The Texas state motto is friendship, and even across the political divide in our state Legislature, Texans should hope that everyone is acting in that sense of good faith. It’s hard to maintain that political optimism after reading last week’s opinion by the U.S. Court of Appeals for the 5th Circuit explaining how Texas’ voter ID law violates the Voting Rights Act. The Legislature passed SB 14, the law in question, in 2011 allegedly with the intent of combatting in-person voter fraud by creating strict limits on the types of identification that can be accepted at voting locations. Before this law, Texans had to present their voter registration card or sign an affidavit while showing one of multiple forms of identification, such as a driver’s license or bank statement. Was there rampant fraud under this system? No, and Texas legislators knew it. “Ballot integrity is undoubtedly a worthy goal,” Justice Catharina Haynes wrote for the court. “But the evidence before the Legislature was that in-person voting, the only concern addressed by SB 14, yielded only two convictions for in-person voter impersonation fraud out of 20 million votes cast in the decade leading up to SB 14’s passage.”

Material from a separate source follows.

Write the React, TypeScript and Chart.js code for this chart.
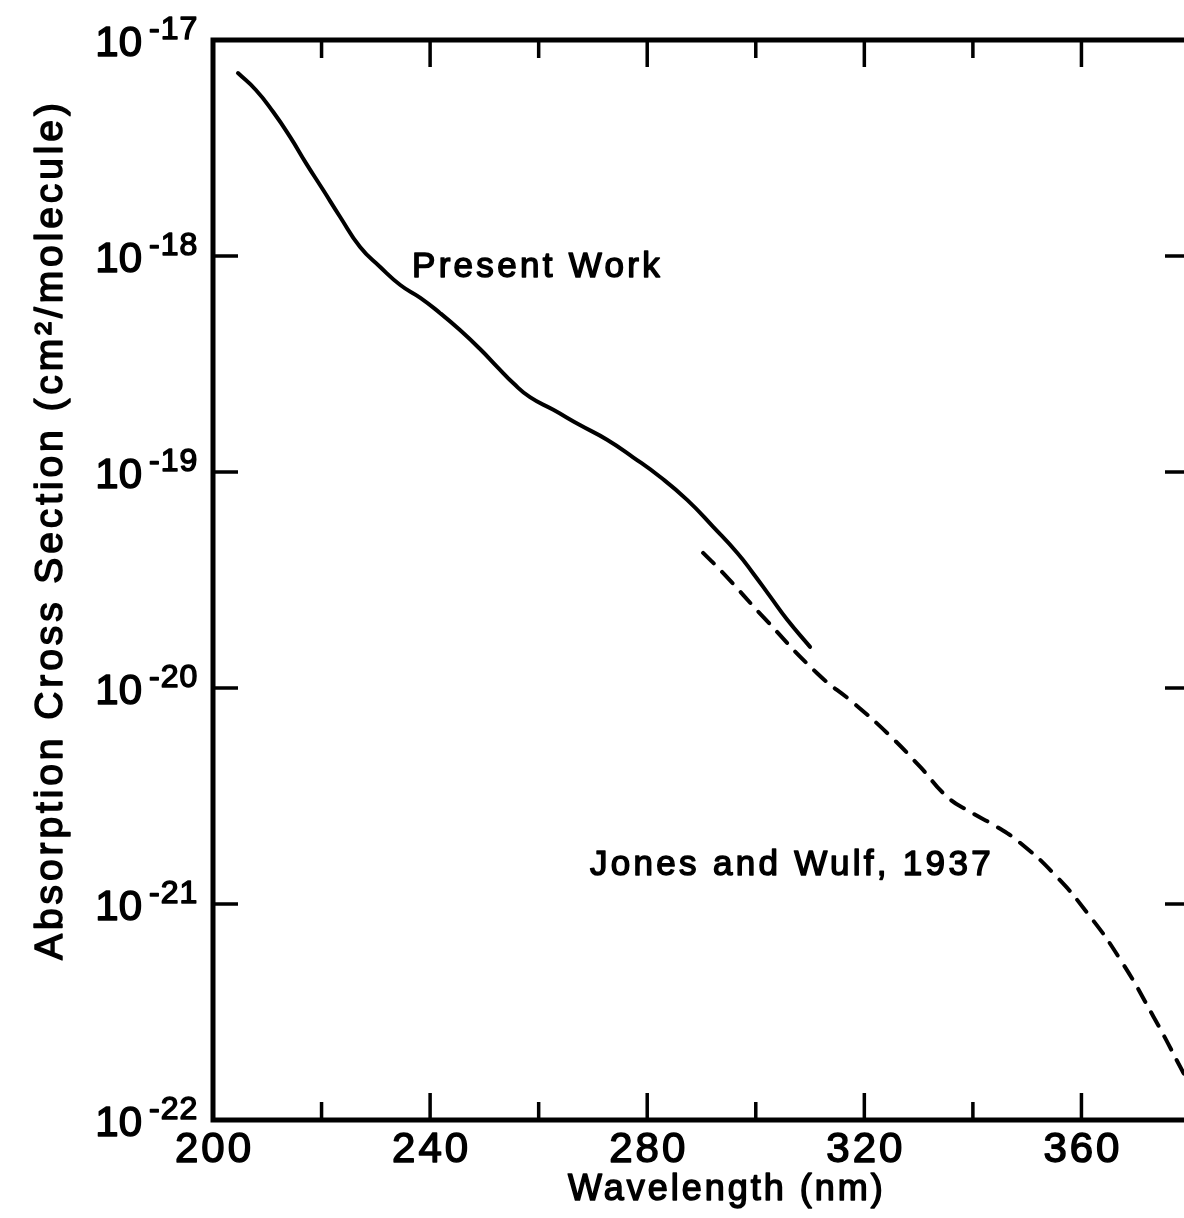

Would this bill uniquely burden voters who had historically been denied access to the ballot box? Yes, and Texas legislators knew that, too. “The record shows that drafters and proponents of SB 14 were aware of the likely disproportionate effect of the law on minorities, and that they nonetheless passed the bill without adopting a number of proposed ameliorative measures that might have lessened this impact,” wrote Haynes, who was appointed to her position by President George W. Bush.
The opinion even pointed out that state Sen. Troy Fraser, R-Horseshoe Bay, testified at the time that the “Voting Rights Act has outlived its useful life.”
If there was no problem to fix, then we can only imagine two reasons why legislators were promoting this bill. At worst, they were actively trying to suppress minority voters. At best, they were promoting voter ID not as a tool to improve our voting system, but as a cudgel to strike fear and conspiracy into the hearts of Texans.